Monday, August 31, 2009
Wolf at Thompson Door, Part II . Avella Opens A Cut
by Gary TilzerTony Avella Opens the Door to the Pension corruption inside Thompson office that True News exposed in April The Wolf at Thompson's Door
When mayoral candidate Councilman Tony Avella was given the opportunity to pose his opponent City Comptroller Bill Thompson a direct question in last night’s first Democratic debate, he according to Robbins in the Village Voice opened up a small cut over Thompson's eye that the comptroller was able to to close. Avella asked Thompson flat-out if he were under investigation for his role in the Pensiongate scandal – specifically because two of Thompson’s top deputies left their jobs in the City Comptroller’s office and then promptly set up a private company which received contracts to manage millions of dollars of the City’s pension fund. Avella also pointed that both of those former employees – Josh Wolf-Powers and Adam Blumenthal – were now major donors to Thompson’s campaign for Mayor.
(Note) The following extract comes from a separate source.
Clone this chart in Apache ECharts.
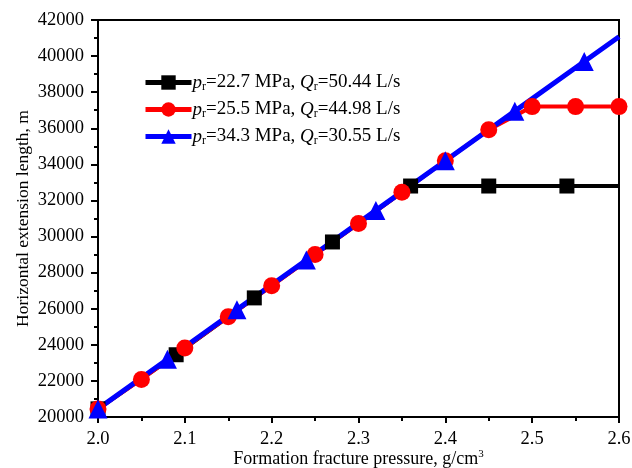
<!DOCTYPE html>
<html><head><meta charset="utf-8">
<script src="https://cdn.jsdelivr.net/npm/echarts@6/dist/echarts.min.js"></script>
<style>html,body{margin:0;padding:0;background:#fff}#c{width:632px;height:468px}</style>
</head><body><div id="c"></div>
<script>
const xBlack = [2.0, 2.09, 2.18, 2.27, 2.36, 2.45, 2.54, 2.6];
const yBlack = [20450, 23450, 26600, 29700, 32800, 32800, 32800, 32800];
const xRed = [2.0, 2.05, 2.1, 2.15, 2.2, 2.25, 2.3, 2.35, 2.4, 2.45, 2.5, 2.55, 2.6];
const yRed = [20450, 22080, 23830, 25550, 27270, 29000, 30720, 32450, 34200, 35920, 37200, 37200, 37200];
const xBlue = [2.0, 2.08, 2.16, 2.24, 2.32, 2.40, 2.48, 2.56, 2.6];
const yBlue = [20450, 23200, 25950, 28700, 31450, 34200, 36950, 39700, 41075];
const names = ['black', 'red', 'blue'];
const legendText = {
  black: '{i|p}{s|r}=22.7 MPa, {i|Q}{s|r}=50.44 L/s',
  red: '{i|p}{s|r}=25.5 MPa, {i|Q}{s|r}=44.98 L/s',
  blue: '{i|p}{s|r}=34.3 MPa, {i|Q}{s|r}=30.55 L/s'
};

const font = '"Liberation Serif","Times New Roman",serif';
function pts(xs, ys, lastHidden) {
  return xs.map((x, i) => {
    const d = { value: [x, ys[i]] };
    if (lastHidden && i === xs.length - 1) d.symbolSize = 0;
    return d;
  });
}
const chart = echarts.init(document.getElementById('c'), null, { renderer: 'canvas' });
const rich = {
  i: { fontStyle: 'italic', fontSize: 19, fontFamily: font, color: '#000' },
  s: { fontSize: 12, fontFamily: font, color: '#000', padding: [9, 0, 0, 0] }
};
chart.setOption({
  animation: false,
  backgroundColor: '#fff',
  grid: { left: 98, right: 13, top: 20, bottom: 51, show: true, borderColor: '#000', borderWidth: 2,
    containLabel: false, outerBoundsMode: 'none' },
  legend: {
    orient: 'vertical', left: 138, top: 68, itemGap: 7, itemWidth: 46, itemHeight: 18,
    data: names,
    formatter: n => legendText[n],
    lineStyle: { width: 5 },
    textStyle: { fontSize: 19, fontFamily: font, color: '#000', rich: rich, padding: [0, 0, 0, -4] }
  },
  xAxis: {
    type: 'value', min: 2.0, max: 2.6, interval: 0.1,
    name: 'Formation fracture pressure, g/cm{sup|3}', nameLocation: 'middle', nameGap: 32,
    nameMoveOverlap: false,
    nameTextStyle: { fontSize: 18, fontFamily: font, color: '#000',
      rich: { sup: { fontSize: 11, fontFamily: font, color: '#000', padding: [0, 0, 10, 0] } } },
    axisLine: { lineStyle: { color: '#000', width: 2 } },
    axisTick: { inside: false, length: 6, lineStyle: { color: '#000', width: 2 } },
    minorTick: { show: true, splitNumber: 2, length: 4, lineStyle: { color: '#000', width: 2 } },
    axisLabel: { fontSize: 18.5, fontFamily: font, color: '#000', margin: 13,
      formatter: v => Number(v).toFixed(1) },
    splitLine: { show: false }
  },
  yAxis: {
    type: 'value', min: 20000, max: 42000, interval: 2000,
    name: 'Horizontal extension length, m', nameLocation: 'middle', nameGap: 66, nameRotate: 90,
    nameMoveOverlap: false,
    nameTextStyle: { fontSize: 17.5, fontFamily: font, color: '#000' },
    axisLine: { lineStyle: { color: '#000', width: 2 } },
    axisTick: { inside: false, length: 7, lineStyle: { color: '#000', width: 2 } },
    minorTick: { show: true, splitNumber: 2, length: 4, lineStyle: { color: '#000', width: 2 } },
    axisLabel: { fontSize: 18.5, fontFamily: font, color: '#000', margin: 14,
      formatter: v => String(Math.round(v)) },
    splitLine: { show: false }
  },
  series: [
    { name: 'black', type: 'line', data: pts(xBlack, yBlack, true), symbol: 'rect', symbolSize: 15,
      color: '#000', lineStyle: { color: '#000', width: 4 }, itemStyle: { color: '#000' } },
    { name: 'red', type: 'line', data: pts(xRed, yRed, false), symbol: 'circle', symbolSize: 17,
      color: '#ff0000', lineStyle: { color: '#ff0000', width: 4 }, itemStyle: { color: '#ff0000' } },
    { name: 'blue', type: 'line', data: pts(xBlue, yBlue, true), symbol: 'triangle', symbolSize: 19,
      color: '#0000ff', lineStyle: { color: '#0000ff', width: 5 }, itemStyle: { color: '#0000ff' } }
  ]
});
</script></body></html>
Thompson denied he was under investigation, but the facts that have come out to date in the True New and the Voice about the Pensiongate scandal cast serious doubt on the plausibility of Thompson’s denial. Wolf-Powers, a former top aide to Thompson, and Blumenthal, who served as First Deputy Comptroller and CFO from 2002-2005, left their jobs at the Comptroller’s office in 2005 to co-found the company Blue Wolf Capital Management right after Wolf-Powers rewrote the rules in the Comptroller’s office to ease restrictions on private money managers gaining access to the City’s retirement funds. In the coming years, Blue Wolf Capital received $60 million from the City’s pension funds to invest, yielding Blue Wolf $500,000 in fees. Subsequently, Wolf-Powers donated the maximum amount of $10,000 to Thompson’s, while Blumenthal gave $4,050 and Blue Wolf Management as a corporate entity donated $4,950.
But what True News reported months ago Wolf-Powers’ central role in the Pensiongate scandal extends beyond this clear-cut illustration of pay-for-play between Blue Wolf Management and the City Comptroller’s office. According to a April 21st, 2009 article in the New York Times, it was Wolf-Powers, when he was still working in the Comptroller’s office, who advised Steven Rattner’s private equity firm Quadrangle Group to hire Hank Morris as his “placement agent” if Quadrangle wanted to get the New York City pension fund to invest money with Rattner’s company. The New York Post revealed on April 23rd, 2009 that Quadrangle subsequently received $85 million from the City pension fund to manage – and failed to report that it had hired Morris as a placement agent. Morris has since been indicted for his role in the Pensiongate fund scandal and Rattner had to quietly resign his role as President Obama’s “Car Czar” under a growing cloud of suspicion about his involvement with Morris and Wolf-Powers.
How can Thompson claim his office is clean, when according to the New York Times, it appears that the Rattner-Morris four-state pension fund crime spree was launched inside Thompson’s office?” As soon as the media starts really probing Thompson’s connection to the abuse and theft of hundreds of millions of dollars of City workers’ hard-earned money, his campaign is going to unravel in disgrace and Bloomberg will win a third term by default. Democrats, have already embarrassed ourselves enough this year with the shameful shenanigans in Albany. Will the City’s Democratic Party crumble in scandal too. Stay Tuned.
1 comment:
"shameful shenanigans" is right.
unfortunately, shenanigans of this nature appear to be spreading faster than the swine flu.